The Best Day Of The Week To Go To A Restaurant, According To Anthony Bourdain

Before Anthony Bourdain passed away in 2018, he created a huge body of work that not only entertained and inspired, but also informed. In the 1999 article he wrote for the New Yorker, "Don't Eat Before Reading This," which he later expanded upon in his best-selling book, "Kitchen Confidential," Bourdain exposed the dark underbelly of the restaurant industry, revealing some of its longstanding dirty secrets. His insider's view provides an exposé on the good, the bad, and the ugly of what restaurants get up to behind the scenes, and we'd all be wise to heed some of his advice.

For example, one of his most useful tips is that the best day of the week to go to a restaurant is Tuesday — especially if you're planning to have fish or seafood. The reason for this is because most fishmongers do not deliver on weekends. And it's not just a New York thing, fish markets in Japan and around the world are traditionally closed on Sundays. Chefs usually order their fish in time for the weekend rush, so that by the time Sunday or Monday roll around, any remaining fish you order is likely to have been sitting around for days.
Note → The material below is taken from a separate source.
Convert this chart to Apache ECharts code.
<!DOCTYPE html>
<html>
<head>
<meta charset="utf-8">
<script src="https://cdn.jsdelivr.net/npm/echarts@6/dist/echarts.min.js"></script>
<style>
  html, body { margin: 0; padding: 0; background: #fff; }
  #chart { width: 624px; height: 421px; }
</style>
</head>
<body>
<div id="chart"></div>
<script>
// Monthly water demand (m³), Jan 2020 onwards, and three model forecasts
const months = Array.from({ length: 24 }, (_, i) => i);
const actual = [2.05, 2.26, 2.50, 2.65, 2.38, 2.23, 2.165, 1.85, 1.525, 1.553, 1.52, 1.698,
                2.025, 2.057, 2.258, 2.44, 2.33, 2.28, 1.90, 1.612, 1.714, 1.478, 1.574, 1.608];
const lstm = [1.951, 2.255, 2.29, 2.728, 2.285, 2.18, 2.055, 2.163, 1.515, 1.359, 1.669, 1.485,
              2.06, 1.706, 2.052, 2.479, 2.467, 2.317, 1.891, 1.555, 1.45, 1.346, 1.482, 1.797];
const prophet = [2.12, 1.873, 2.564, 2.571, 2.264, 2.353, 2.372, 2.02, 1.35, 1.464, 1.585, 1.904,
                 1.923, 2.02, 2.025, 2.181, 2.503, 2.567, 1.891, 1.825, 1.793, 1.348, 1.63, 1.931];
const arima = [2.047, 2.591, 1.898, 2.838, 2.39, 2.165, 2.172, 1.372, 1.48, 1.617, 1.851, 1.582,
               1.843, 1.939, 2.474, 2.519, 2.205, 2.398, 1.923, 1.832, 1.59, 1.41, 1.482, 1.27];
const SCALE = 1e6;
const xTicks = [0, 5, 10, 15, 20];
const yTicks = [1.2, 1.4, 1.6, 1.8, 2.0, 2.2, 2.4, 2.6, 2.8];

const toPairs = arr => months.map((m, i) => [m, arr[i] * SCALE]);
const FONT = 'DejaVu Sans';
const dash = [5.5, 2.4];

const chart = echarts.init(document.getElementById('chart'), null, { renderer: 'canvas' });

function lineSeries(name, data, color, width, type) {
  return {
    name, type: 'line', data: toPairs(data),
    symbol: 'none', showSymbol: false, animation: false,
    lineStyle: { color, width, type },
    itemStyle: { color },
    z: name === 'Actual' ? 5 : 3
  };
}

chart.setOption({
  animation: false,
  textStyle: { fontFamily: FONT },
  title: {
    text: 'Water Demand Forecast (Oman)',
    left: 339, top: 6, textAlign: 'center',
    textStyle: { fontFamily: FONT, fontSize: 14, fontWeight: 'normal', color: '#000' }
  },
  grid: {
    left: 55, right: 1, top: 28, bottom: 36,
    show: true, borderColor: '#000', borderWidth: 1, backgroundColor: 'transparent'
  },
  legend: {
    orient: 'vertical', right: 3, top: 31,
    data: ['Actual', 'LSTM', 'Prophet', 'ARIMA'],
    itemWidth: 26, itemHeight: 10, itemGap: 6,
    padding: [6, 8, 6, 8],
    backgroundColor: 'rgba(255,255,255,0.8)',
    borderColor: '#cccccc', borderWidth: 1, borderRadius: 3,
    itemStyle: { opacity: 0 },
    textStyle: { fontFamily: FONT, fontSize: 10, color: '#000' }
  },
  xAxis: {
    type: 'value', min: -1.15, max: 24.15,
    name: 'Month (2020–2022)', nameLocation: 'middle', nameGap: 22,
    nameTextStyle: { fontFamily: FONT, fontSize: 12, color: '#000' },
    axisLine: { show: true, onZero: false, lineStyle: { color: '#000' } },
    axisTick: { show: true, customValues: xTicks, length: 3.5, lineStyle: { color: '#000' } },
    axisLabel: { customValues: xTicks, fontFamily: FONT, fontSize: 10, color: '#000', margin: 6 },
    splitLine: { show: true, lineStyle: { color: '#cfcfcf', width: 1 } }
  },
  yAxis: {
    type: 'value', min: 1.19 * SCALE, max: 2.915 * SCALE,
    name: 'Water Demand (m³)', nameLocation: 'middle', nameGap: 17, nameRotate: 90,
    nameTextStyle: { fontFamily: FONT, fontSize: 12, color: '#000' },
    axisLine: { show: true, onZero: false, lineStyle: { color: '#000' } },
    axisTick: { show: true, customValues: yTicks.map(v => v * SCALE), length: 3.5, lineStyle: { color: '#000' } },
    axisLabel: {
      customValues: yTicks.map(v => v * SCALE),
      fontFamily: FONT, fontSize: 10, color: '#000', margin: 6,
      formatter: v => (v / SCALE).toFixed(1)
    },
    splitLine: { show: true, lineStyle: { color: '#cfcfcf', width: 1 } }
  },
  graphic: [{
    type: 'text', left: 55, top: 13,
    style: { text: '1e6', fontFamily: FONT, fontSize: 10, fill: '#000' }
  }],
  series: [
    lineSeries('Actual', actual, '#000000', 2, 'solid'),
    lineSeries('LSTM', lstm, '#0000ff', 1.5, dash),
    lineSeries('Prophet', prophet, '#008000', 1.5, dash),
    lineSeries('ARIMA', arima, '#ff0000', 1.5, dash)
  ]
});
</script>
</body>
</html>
On the other hand, many restaurants get their fresh catch for the week on Tuesdays.

Don't trust Mondays at restaurants

Anthony Bourdain wrote in his New Yorker piece that, "Generally speaking, the good stuff comes in on Tuesday: The seafood is fresh, the supply of prepared food is new, and the chef, presumably, is relaxed after his day off. (Most chefs don't work on Monday.)" That's a lot to unload. Let's start with the freshness factor. Along with fish deliveries, Tuesday is also when most eateries will be receiving their once or twice weekly deliveries of meat and produce. The weekend's leftovers will have been cleaned out and meals will be prepared with ingredients at their peak. 

And a note about those leftovers — they often end up as the "chef's special" or "catch of the day." In "Kitchen Confidential," Bourdain says that, rather than toss profitable inventory, the stuff that's still in the kitchen on Sundays and Mondays is likely to get repurposed as a special, so that it can still be sold rather than thrown out. Fish and meat loaded with sauce or that's been breaded and fried could potentially disguise food that isn't so fresh. Asking your server about these dishes before ordering is always a good move. 
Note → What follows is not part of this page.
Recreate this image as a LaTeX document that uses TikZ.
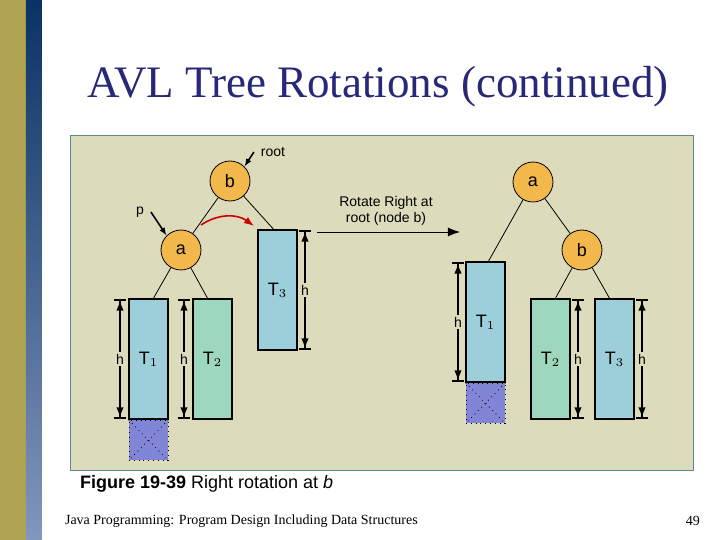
\documentclass[tikz,border=0pt]{standalone}
\usepackage{fontspec}
\setmainfont{Liberation Serif}
\newfontfamily\panelfont{Liberation Sans}
\usetikzlibrary{arrows.meta,positioning,calc}
\definecolor{olivebar}{RGB}{176,164,82}
\definecolor{navytop}{RGB}{10,50,100}
\definecolor{navybot}{RGB}{130,150,190}
\definecolor{panelbg}{RGB}{220,220,188}
\definecolor{panelrim}{RGB}{90,140,140}
\definecolor{titleblue}{RGB}{40,40,120}
\definecolor{nodeorange}{RGB}{242,184,75}
\definecolor{treeblue}{RGB}{156,207,217}
\definecolor{treegreen}{RGB}{157,216,190}
\definecolor{lostblue}{RGB}{128,133,214}
\tikzset{
  treenode/.style={circle,draw,fill=nodeorange,minimum size=20pt,inner sep=0pt,font=\panelfont\small},
  subtree/.style={draw,thick,fill=#1,minimum width=19.5pt,minimum height=60pt,inner sep=0pt,font=\panelfont\small},
  extra/.style={draw,dotted,fill=lostblue,minimum width=19.5pt,minimum height=20pt,inner sep=0pt},
  harrow/.style={thick,{Bar[width=6pt]Latex[length=5pt]}-{Latex[length=5pt]Bar[width=6pt]}},
  lbl/.style={font=\panelfont\scriptsize,fill=panelbg,inner sep=1pt}
}
\begin{document}
\begin{tikzpicture}[x=0.5pt,y=-0.5pt]
\useasboundingbox (0,0) rectangle (720,540);
\fill[white] (0,0) rectangle (720,540);
% side bars
\fill[olivebar] (0,0) rectangle (26,540);
\shade[top color=navytop,bottom color=navybot] (26,0) rectangle (42,540);
\node[titleblue,font=\fontsize{22.5}{26}\selectfont] (title) at (378,87) {AVL Tree Rotations (continued)};
% panel
\draw[panelrim,fill=panelbg] (70,135) rectangle (693,470);
% left tree
\node[treenode] (b) at (230,181) {b};
\node[treenode] (a) at (181,250) {a};
\node[subtree=treeblue] (t3) at (277.5,290) {T$_3$};
\node[subtree=treeblue] (t1) at (148.5,359) {T$_1$};
\node[subtree=treegreen] (t2) at (212.5,359) {T$_2$};
\node[extra,below=0pt of t1] (x1) {};
\draw[dotted] (x1.north west) -- (x1.south east) (x1.north east) -- (x1.south west);
\draw (b) -- (a) (b) -- ($(t3.north)+(-4,0)$) (a) -- ($(t1.north)+(5,0)$) (a) -- ($(t2.north)+(-5,0)$);
\draw[harrow] (120,299) -- node[lbl] {h} (120,419);
\draw[harrow] (184,299) -- node[lbl] {h} (184,419);
\draw[harrow] (305,230) -- node[lbl] {h} (305,350);
\node[font=\panelfont\scriptsize] (rootlbl) at (273,152) {root};
\draw[-{Latex[length=4pt]},thick] (rootlbl.west) -- (b.north east);
\node[font=\panelfont\scriptsize] (plbl) at (140,212) {p};
\draw[-{Latex[length=4pt]},thick] (plbl.east) -- (a.north west);
\coordinate (rs) at (201,225);
\coordinate (re) at (254,226);
\draw[red!80!black,thick,-{Latex[length=5pt]}] (rs) to[bend left=35] (re);
% rotate arrow
\coordinate (ls) at (317,232);
\coordinate (le) at (460,232);
\draw[-{Latex[length=6pt]}] (ls) -- (le);
\node[font=\panelfont\scriptsize,align=center] (rot) at (386,211) {Rotate Right at\\root (node b)};
% right tree
\node[treenode] (ra) at (533,182) {a};
\node[treenode] (rb) at (582,250) {b};
\node[subtree=treeblue] (rt1) at (485.5,322) {T$_1$};
\node[extra,below=0pt of rt1] (rx1) {};
\draw[dotted] (rx1.north west) -- (rx1.south east) (rx1.north east) -- (rx1.south west);
\node[subtree=treegreen] (rt2) at (550.5,359) {T$_2$};
\node[subtree=treeblue] (rt3) at (614.5,359) {T$_3$};
\draw (ra) -- (rb) (ra) -- ($(rt1.north)+(3,0)$) (rb) -- ($(rt2.north)+(5,0)$) (rb) -- ($(rt3.north)+(-5,0)$);
\draw[harrow] (458,262) -- node[lbl] {h} (458,382);
\draw[harrow] (578,299) -- node[lbl] {h} (578,419);
\draw[harrow] (642,299) -- node[lbl] {h} (642,419);
% captions
\node[anchor=west,font=\panelfont\small] (cap) at (73,484) {\textbf{Figure 19-39} Right rotation at \textit{b}};
\node[anchor=west,font=\fontsize{7}{8}\selectfont] (foot) at (58,521) {Java Programming: Program Design Including Data Structures};
\node[font=\fontsize{7}{8}\selectfont] (page) at (693,521) {49};
\end{tikzpicture}
\end{document}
As for Mondays, it's customarily a day off for chefs. So not only does dining on that day get you a weekend-weary staff without its head cook, it's also when you'll possibly get older food from last week's menu.

Tuesdays are truly for foodies

Anthony Bourdain wrote that Tuesdays are the best day for dining out, from his own experience as a chef. "The fish may be just as fresh on Friday, but it's on Tuesday that you've got the good will of the kitchen on your side." In his opinion, chefs are their most creative at the start of the week, when they're cooking for their local clientele. According to Bourdain, weekends in New York City are for tourists and theater crowds, while Tuesday through Friday is when the serious eaters come out to play.

Weekends are also when restaurants will be the most crowded, and when their kitchens and servers are at their most frazzled. Dining during the week, especially on laidback Tuesdays, is when you can expect the least wait and rush. It's the perfect day for romantic dates and special occasions, too — most restaurants won't be too crowded, and the staff may be at their most amenable to your needs. And for leisurely dinners, your best reservation seating time is early.

Tuesdays are also a good bet for scoring deals. That's when restaurants are slowest and try to entice customers with discounts or more-for-your-money offers, like happy hours, coupons, and other incentives meant to bring in midweek guests. Tuesday overwhelmingly comes out on top as the best day to eat out ... unless perhaps you like your restaurant steak well-done, in which Anthony Bourdain claims will always get the worst possible cut of meat, no matter which day it's served.